European sponsors sidestep panic, concede gloom over bank woes

European sponsors are assessing the implications of Credit Suisse’s proposed takeover by UBS for the cost of capital, fundraising and dealmaking, with the situation expected to worsen an already gloomy outlook, private equity(PE) practitioners told Mergermarket.
A series of macroeconomic challenges have plagued the private equity market for more than a year, posing problems at every turn for sponsors’ core tasks of fundraising, deploying capital and realising returns. Following a steady decline in LBO activity since H2 2022, sponsor-backed buyouts in Q1 2023 to date are currently at their lowest level in a decade in terms of value, according to Dealogic data.
The situation is likely to put any short-term hopes for an improvement in the M&A market into “deep freeze” once more, according to a healthcare sector banker.
With the gap in buyer and seller valuation expectations already significant, yet more uncertainty will increase the bifurcation between “high-flying” companies and more mediocre peers, with the latter experiencing a harder time selling or raising capital, said one technology sector banker. The situation will also enhance the “flight to quality” for banks, advisers and assets, one France-based private equity partner said.
Sponsors are likely to shy away from launching exit processes for anything but their most outstanding companies in this environment, the same tech sector banker added. Ongoing processes attracting sponsor attention include France-based Groupe Premium, an Eurazeo-backed insurance broker that has piqued the interest of bidders including Bridgepoint and Cinven.
More deal postponements are therefore expected as sponsors reassess their plans, the same France-based PE partner and a Germany-based sponsor said. This environment is likely to see assets held for longer, with attention turned to inorganic growth. Mindful Capital Partners-backed Italian Frozen Food Holding has turned its focus to potential bolt-ons following an initial sale process attempt last year, as reported.
Motivated sellers are likely to continue to bring deals to market, however. According to the same tech sector banker, succession situations could still come to fruition, with entrepreneurs willing to put up with a 1-2x lower EBITDA multiple to avoid a delay to their retirement plans.
Don’t bank on it
While the situation has not had an immediate effect on financing costs, it has further damaged already fragile sentiment around private equity-backed M&A that needs finance backing, according to one investment banker.
Large-cap deals, in particular, will be in “wait and see” mode for at least a few weeks, the same France-based PE partner added.
Although not an option for everyone, sponsors who can proceed with their deals on an all-equity basis will be able to dodge tough financing markets in the short term, in hopes of refinancing at a later date, the technology sector banker noted.
Swiss deals are likely to have more exposure to problems caused directly by the potential UBS and Credit Suisse merger, given the possibility that they will have both lenders in their banking syndicates. Any winding down of these portfolios will leave a liquidity gap, said one Swiss debt adviser, with unanswered questions as to who could step in, particularly if a company needs to finance an add-on.
Fundraising mood music
Credit Suisse’s unstable situation also has certain implications for private equity fundraising, not least because the bank has a private capital advisory division. The value of these businesses often lies in their people and their relationships, rather than in assets, technology, or IP.
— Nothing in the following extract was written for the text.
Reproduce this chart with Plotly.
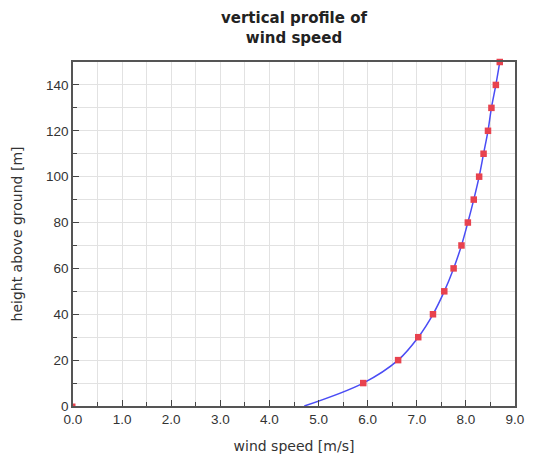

With the future of its investment banking division uncertain, questions remain over whether the relevant private capital advisory staff could leave, and how or if they will wrap up their live fundraising mandates, said one placement agent.
UBS is thought likely to “cherry-pick” the best Credit Suisse bankers for its investment banking practice, one UK-based, Europe-focused sponsor partner told Mergermarket. This will undoubtedly make any Credit Suisse bankers currently working with private equity highly motivated, he argued.
Nonetheless, fundraising prospects are unlikely to be directly affected to any significant degree, other than the fact that an uncertain macroeconomic environment makes raising capital a hard sell.
“I don’t think this has changed the mood music, just made it gloomier,” the same sponsor partner said.
Investors could now look elsewhere for their returns if interest rates continue to rise, however. “Broader than [the Credit Suisse situation] is the story that capital has a price again,” said another European sponsor. This means that investors have the option to generate returns through committing to other alternative asset classes beyond private equity, which could have an impact on appetite for PE, they added.
Credit Suisse’s collapse did not lead to senior partner convening an emergency meeting to assess exposure, the UK-based sponsor partner said. But he conceded he was putting feelers out today (21 March) to assess corporate and LP (limited partner) sentiment in the wake of the lender’s collapse.
Fundraising is unlikely to get any easier until dealmaking can proceed with more ease. The M&A market needs to be “unlocked” for LPs to see distributions from exits, one fundraising lawyer said.